Root Canal Therapy in Belmont
A root canal is a painless way to save a tooth that would otherwise be lost. Rather than removing the entire tooth, root canal therapy allows your dentist to remove only the affected pulp tissue while preserving the remaining tooth structure. At Belmont Dental Group, our dentists provide root canals in Belmont as part of our comprehensive dental practice, in addition to cleanings, preventive treatment, cosmetic dentistry, and sedation dentistry options.
Understanding Dental Pulp
Root canals treat toothaches and other dental problems by removing damaged or infected pulp. Dental pulp is soft tissue contained within your teeth; it lies beneath the harder layers of enamel (the visible part of your tooth) and dentin (hard, bony tissue that provides bulk and shape to the tooth). The pulp tissue contains nerve endings and the blood vessels that supply nutrients to the tooth, keeping it healthy. However, untreated tooth decay can eat through the enamel and dentin, causing an infection in the pulp beneath. Oral injuries can also damage the outer layers of a tooth, exposing the pulp and putting your tooth’s health at risk. In these cases, a root canal is needed to extract the affected pulp and preserve the remaining natural tooth structure as an alternative to pulling and replacing the tooth with dentures or a dental implant.
Root Canal Success
- Although root canals offer a 95% success rate, complications can arise following treatment, despite your dentist’s best efforts. Understanding root canal complications can help you spot problems that do occur and seek prompt treatment. Your dentist in Belmont can provide you with more personalized information about root canal therapy and its benefits when you call Belmont Dental Group at 617-484-2431.
- The success of a root canal hinges not only on the complete removal of all infected pulp but on the quality of the sealing and restoration of the tooth as well. Sealants can break down over time, allowing bacteria to enter the tooth and cause a second infection. A restoration (crown) that deteriorates over time can also allow bacteria entrance into your tooth.
- Some teeth naturally have many canals or small branches and forks in the pulp canals. These can be easily overlooked even by the most competent dentist, causing infection to persist even after a root canal. If you experience symptoms of a toothache or swelling in a treated tooth, contact your dentist for evaluation; your tooth may need retreatment to remove additionally infected pulp.
- Cracks can form either before or after a tooth receives a root canal. A cracked tooth is vulnerable to bacterial penetration and may need additional treatment or eventual removal, even if your root canal was successful.
Signs and Symptoms of Possible Root Canal Therapy:
An abscess (or pimple) on the gums.
Sensitivity to hot and cold.
Severe toothache pain.
Sometimes no symptoms are present.
Swelling and/or tenderness.
Reasons for Root Canal Therapy:
Decay has reached the tooth pulp (the living tissue inside the tooth).
Infection or abscess have developed inside the tooth or at the root tip.
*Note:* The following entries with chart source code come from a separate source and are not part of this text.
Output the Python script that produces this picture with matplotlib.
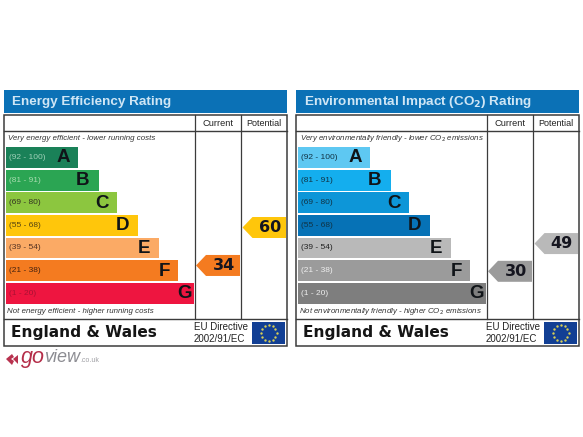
import numpy as np
import matplotlib
matplotlib.use("Agg")
import matplotlib.pyplot as plt
from matplotlib.patches import Polygon, Rectangle

plt.rcParams['font.family'] = ['Liberation Sans', 'DejaVu Sans']

bands = ['A', 'B', 'C', 'D', 'E', 'F', 'G']
ranges = ['(92 - 100)', '(81 - 91)', '(69 - 80)', '(55 - 68)', '(39 - 54)', '(21 - 38)', '(1 - 20)']
bar_lengths = [72, 93, 111, 132, 153, 172, 188]
letter_insets = [8, 10, 8, 9, 9, 8, 2]
energy_colors = ['#1a8158', '#2ba553', '#8cc63f', '#ffc60b', '#fbaa65', '#f47b20', '#ee1540']
env_colors = ['#5ec8f2', '#14aeee', '#0d96d8', '#0672b6', '#b9b9b9', '#9b9b9b', '#7e7e7e']
energy_range_colors = ['#9fd0b8', '#a9dcb0', '#333322', '#554411', '#553322', '#442211', '#aa1133']
env_range_colors = ['#113344', '#113344', '#113344', '#113344', '#222222', '#eeeeee', '#eeeeee']
titles = ['Energy Efficiency Rating', 'Environmental Impact (CO$_{\\mathbf{2}}$) Rating']
top_notes = ['Very energy efficient - lower running costs', 'Very environmentally friendly - lower CO$_2$ emissions']
bottom_notes = ['Not energy efficient - higher running costs', 'Not environmentally friendly - higher CO$_2$ emissions']
current_scores = [34, 30]
potential_scores = [60, 49]
current_colors = ['#f47b20', '#9b9b9b']
potential_colors = ['#ffc60b', '#b9b9b9']
panel_offsets = [0, 292]

fig = plt.figure(figsize=(5.83, 4.37), dpi=100, facecolor='white')
ax = fig.add_axes([0, 0, 1, 1])
ax.set_xlim(0, 583)
ax.set_ylim(437, 0)
ax.axis('off')

LINE = '#3c3c3c'


def score_y(score):
    return 227.5 + (60 - score) * 1.46


def arrow(x0, x1, yc, color, score):
    h = 10.5
    ax.add_patch(Polygon([(x0, yc), (x0 + 10, yc - h), (x1, yc - h), (x1, yc + h), (x0 + 10, yc + h)],
                         closed=True, fc=color, ec='none', zorder=3))
    ax.text((x0 + x1) / 2 + 5.5, yc, str(score), fontsize=11.5, fontweight='bold', color='#15151f',
            ha='center', va='center', zorder=4, fontfamily='DejaVu Sans')


for p, off in enumerate(panel_offsets):
    L, R = 4 + off, 287 + off
    c1, c2 = 195 + off, 241 + off
    ax.add_patch(Rectangle((L, 90), R - L, 23, fc='#0b71b6', ec='none'))
    ax.text(L + 8, 101.5, titles[p], fontsize=9.7, fontweight='bold', color='#cfe6f5', va='center', ha='left')
    ax.add_patch(Rectangle((L, 115), R - L, 231, fc='white', ec=LINE, lw=1.1))
    ax.plot([L, R], [131, 131], color=LINE, lw=1.0)
    ax.plot([L, R], [319, 319], color=LINE, lw=1.0)
    ax.plot([c1, c1], [115, 319], color=LINE, lw=0.9)
    ax.plot([c2, c2], [115, 319], color=LINE, lw=0.9)
    ax.text((c1 + c2) / 2, 124, 'Current', fontsize=6.7, color='#222222', ha='center', va='center')
    ax.text((c2 + R) / 2, 124, 'Potential', fontsize=6.5, color='#222222', ha='center', va='center')
    ax.text(L + 3.5, 139, top_notes[p], fontsize=5.65, style='italic', color='#333333', ha='left', va='center')
    ax.text(L + 3, 311.5, bottom_notes[p], fontsize=5.65, style='italic', color='#333333', ha='left', va='center')

    colors = energy_colors if p == 0 else env_colors
    range_colors = energy_range_colors if p == 0 else env_range_colors
    ys = 157.5 + 22.6 * np.arange(len(bands))
    left = L + 2
    ax.barh(ys, bar_lengths, left=left, height=20.8, color=colors, edgecolor='none', zorder=2)
    for y, band, rng, rc, ln, ins in zip(ys, bands, ranges, range_colors, bar_lengths, letter_insets):
        ax.text(left + 3, y, rng, fontsize=6.0, color=rc, ha='left', va='center', zorder=3)
        ax.text(left + ln - ins, y + 0.5, band, fontsize=13.5, fontweight='bold', color='#101418',
                ha='right', va='center', zorder=3)

    arrow(c1 + 1, c2 - 1, score_y(current_scores[p]), current_colors[p], current_scores[p])
    arrow(c2 + 1.5, R - 1, score_y(potential_scores[p]), potential_colors[p], potential_scores[p])

    ax.text(L + 7, 333, 'England & Wales', fontsize=11.1, fontweight='bold', color='#151515',
            ha='left', va='center', fontfamily='DejaVu Sans')
    ax.text(c1 - 1, 327.5, 'EU Directive', fontsize=7.0, color='#222222', ha='left', va='center')
    ax.text(c1 - 1, 339, '2002/91/EC', fontsize=7.0, color='#222222', ha='left', va='center')
    ax.add_patch(Rectangle((252 + off, 322), 33, 22, fc='#123f94', ec='none', zorder=2))
    th = np.deg2rad(np.arange(0, 360, 30))
    ax.scatter(268.5 + off + 8 * np.cos(th), 333 + 8 * np.sin(th), s=3, c='#d8cf55',
               marker='o', linewidths=0, zorder=3)

# goview logo
ax.add_patch(Polygon([(6, 359), (12, 354), (14, 357), (11, 359), (14, 361), (12, 365)],
                     closed=True, fc='#b8324f', ec='none'))
ax.add_patch(Polygon([(13, 359), (18, 355), (18, 364)], closed=True, fc='#b8324f', ec='none'))
ax.text(20.5, 358, 'go', fontsize=15.5, style='italic', color='#b52f4a', ha='left', va='center')
ax.text(44.5, 357.5, 'view', fontsize=13, style='italic', color='#8c8c92', ha='left', va='center')
ax.text(80, 361, '.co.uk', fontsize=5, color='#a0a0a5', ha='left', va='center')

fig.savefig('out.png', dpi=100, facecolor='white')
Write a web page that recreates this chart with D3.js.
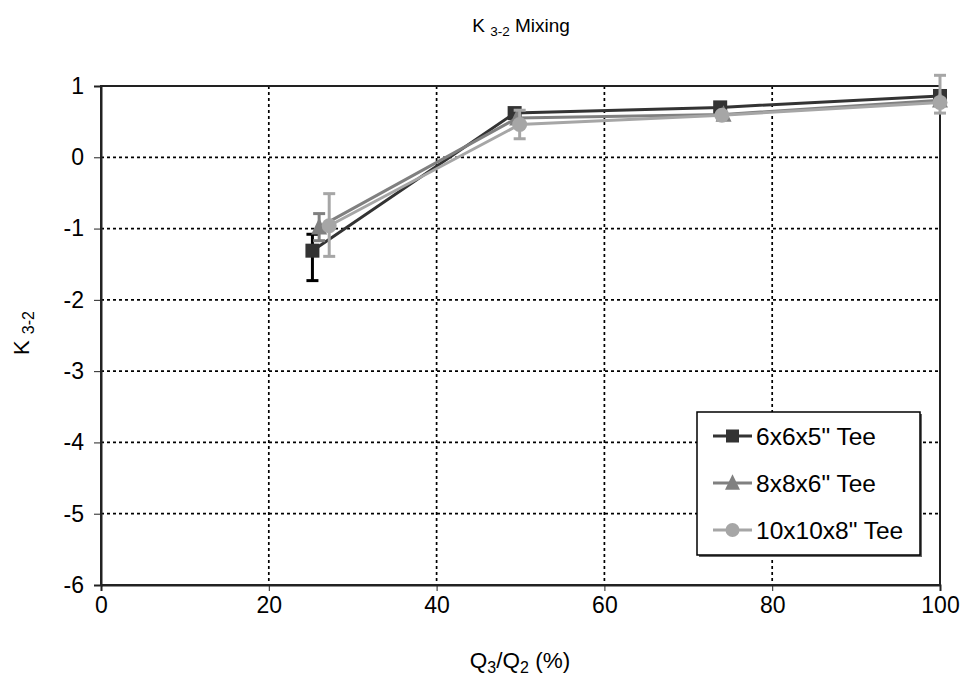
<!DOCTYPE html>
<html>
<head>
<meta charset="utf-8">
<script src="https://cdn.jsdelivr.net/npm/d3@7"></script>
<style>
  body { margin: 0; background: #fff; }
  svg { font-family: "Liberation Sans", Arial, sans-serif; }
</style>
</head>
<body>
<svg id="chart" width="965" height="677"></svg>
<script>
// values
const seriesNames = ['6x6x5" Tee', '8x8x6" Tee', '10x10x8" Tee'];
const seriesColors = ["#333333", "#808080", "#a6a6a6"];
const seriesShapes = ["square", "triangle", "circle"];

const x6 = [25.2, 49.3, 73.8, 100];
const y6 = [-1.31, 0.62, 0.70, 0.86];
const errUp6 = [0.23, 0, 0, 0];
const errDn6 = [0.42, 0, 0, 0];

const x8 = [26.0, 49.6, 74.2, 100];
const y8 = [-0.98, 0.55, 0.60, 0.80];
const errUp8 = [0.19, 0, 0, 0];
const errDn8 = [0.19, 0, 0, 0];

const x10 = [27.2, 49.9, 74.0, 100];
const y10 = [-0.96, 0.46, 0.59, 0.77];
const errUp10 = [0.45, 0.2, 0, 0.38];
const errDn10 = [0.43, 0.2, 0, 0.15];

const xTicks = [0, 20, 40, 60, 80, 100];
const yTicks = [1, 0, -1, -2, -3, -4, -5, -6];

const allX = [x6, x8, x10], allY = [y6, y8, y10];
const allUp = [errUp6, errUp8, errUp10], allDn = [errDn6, errDn8, errDn10];

const svg = d3.select("#chart");
const plotL = 101, plotR = 940, plotT = 86, plotB = 585;

const x = d3.scaleLinear().domain([0, 100]).range([plotL, plotR]);
const y = d3.scaleLinear().domain([-6, 1]).range([plotB, plotT]);

// grid
const grid = svg.append("g");
yTicks.forEach(t => {
  grid.append("line")
    .attr("x1", plotL).attr("x2", plotR)
    .attr("y1", y(t)).attr("y2", y(t))
    .attr("stroke", "#000").attr("stroke-width", 1.7)
    .attr("stroke-dasharray", "3,3");
});
xTicks.forEach(t => {
  grid.append("line")
    .attr("x1", x(t)).attr("x2", x(t))
    .attr("y1", plotT).attr("y2", plotB)
    .attr("stroke", "#000").attr("stroke-width", 1.7)
    .attr("stroke-dasharray", "3,3");
});

// plot border
svg.append("rect")
  .attr("x", plotL).attr("y", plotT)
  .attr("width", plotR - plotL).attr("height", plotB - plotT)
  .attr("fill", "none").attr("stroke", "#222").attr("stroke-width", 2);

// axes
const fmt = d => String(d);
const xAxis = svg.append("g")
  .attr("transform", `translate(0,${plotB})`)
  .call(d3.axisBottom(x).tickValues(xTicks).tickFormat(fmt).tickSize(6).tickPadding(6));
const yAxis = svg.append("g")
  .attr("transform", `translate(${plotL},0)`)
  .call(d3.axisLeft(y).tickValues(yTicks).tickFormat(fmt).tickSize(7).tickPadding(10));
[xAxis, yAxis].forEach(a => {
  a.select(".domain").attr("stroke", "#222").attr("stroke-width", 2);
  a.selectAll(".tick line").attr("stroke", "#222");
  a.selectAll("text").attr("font-size", "23px").attr("fill", "#000")
    .attr("font-family", "Liberation Sans, Arial, sans-serif");
});

function drawMarker(g, shape, cx, cy, color, s) {
  if (shape === "square") {
    g.append("rect").attr("x", cx - s / 2).attr("y", cy - s / 2)
      .attr("width", s).attr("height", s).attr("fill", color);
  } else if (shape === "triangle") {
    const h = s * 1.05;
    g.append("path")
      .attr("d", `M${cx},${cy - h / 2 - 2} L${cx + s / 2 + 1},${cy + h / 2} L${cx - s / 2 - 1},${cy + h / 2} Z`)
      .attr("fill", color);
  } else {
    g.append("circle").attr("cx", cx).attr("cy", cy).attr("r", s / 2 + 0.5).attr("fill", color);
  }
}

// series
const line = d3.line();
allX.forEach((xs, i) => {
  const g = svg.append("g");
  const pts = xs.map((v, k) => [x(v), y(allY[i][k])]);
  g.append("path").attr("d", line(pts))
    .attr("fill", "none").attr("stroke", seriesColors[i]).attr("stroke-width", 3);
  xs.forEach((v, k) => {
    const up = allUp[i][k], dn = allDn[i][k];
    if (up > 0 || dn > 0) {
      const cx = x(v), y1 = y(allY[i][k] + up), y2 = y(allY[i][k] - dn);
      const col = i === 0 ? "#000" : seriesColors[i];
      g.append("line").attr("x1", cx).attr("x2", cx).attr("y1", y1).attr("y2", y2)
        .attr("stroke", col).attr("stroke-width", 3);
      [y1, y2].forEach(yy => g.append("line")
        .attr("x1", cx - 6).attr("x2", cx + 6).attr("y1", yy).attr("y2", yy)
        .attr("stroke", col).attr("stroke-width", 3));
    }
  });
  xs.forEach((v, k) => drawMarker(g, seriesShapes[i], x(v), y(allY[i][k]), seriesColors[i], 14));
});

// legend
const lg = svg.append("g").attr("transform", "translate(697,412)");
lg.append("rect").attr("x", 2).attr("y", 2).attr("width", 223).attr("height", 143).attr("fill", "#666");
lg.append("rect").attr("width", 223).attr("height", 143).attr("fill", "#fff")
  .attr("stroke", "#000").attr("stroke-width", 1.5);
seriesNames.forEach((name, i) => {
  const cy = 24 + i * 47;
  lg.append("line").attr("x1", 16).attr("x2", 55).attr("y1", cy).attr("y2", cy)
    .attr("stroke", seriesColors[i]).attr("stroke-width", 3);
  drawMarker(lg, seriesShapes[i], 35.5, cy, seriesColors[i], 13);
  lg.append("text").attr("x", 59).attr("y", cy + 8.5).attr("font-size", "24.5px").text(name);
});

// titles
const title = svg.append("text").attr("x", 521).attr("y", 32)
  .attr("text-anchor", "middle").attr("font-size", "19px");
title.append("tspan").text("K ");
title.append("tspan").attr("font-size", "13.5px").attr("dy", 4).text("3-2");
title.append("tspan").attr("dy", -4).text(" Mixing");

const xl = svg.append("text").attr("x", 520).attr("y", 668)
  .attr("text-anchor", "middle").attr("font-size", "22.5px");
xl.append("tspan").text("Q");
xl.append("tspan").attr("font-size", "16px").attr("dy", 5).text("3");
xl.append("tspan").attr("dy", -5).text("/Q");
xl.append("tspan").attr("font-size", "16px").attr("dy", 5).text("2");
xl.append("tspan").attr("dy", -5).text(" (%)");

const yl = svg.append("text").attr("transform", "translate(29,333) rotate(-90)")
  .attr("text-anchor", "middle").attr("font-size", "22px");
yl.append("tspan").text("K ");
yl.append("tspan").attr("font-size", "16px").attr("dy", 5).text("3-2");
</script>
</body>
</html>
Injury or trauma to the tooth.
What Does Root Canal Therapy Involve?
A root canal procedure requires one or more appointments and can be performed by a dentist or endodontist (a root canal specialist). While the tooth is numb, a rubber dam (a sheet of rubber) will be placed around the tooth to keep it dry and free of saliva. An access opening is made on top of the tooth and a series of root canal files are placed into the opening, one at a time, removing the pulp, nerve tissue, and bacteria. If tooth decay is present, it will also be removed with special dental instruments. Once the tooth is thoroughly cleaned, it will be sealed with either a permanent filling or, if additional appointments are needed, a temporary filling will be placed.
At the next appointment, usually a week later, the roots and the inside cavity of the tooth will be filled and sealed with special dental materials. A filling will be placed to cover the opening on top of the tooth. In addition, all teeth that have root canal treatment should have a crown (cap) placed. This will protect the tooth and prevent it from breaking, and restore it to its full function. After treatment, your tooth may still be sensitive, but this will subside as the inflammation diminishes and the tooth has healed. You will be given care instructions after each appointment. Good oral hygiene practices and regular dental visits will aid in the life of your root canal treatment.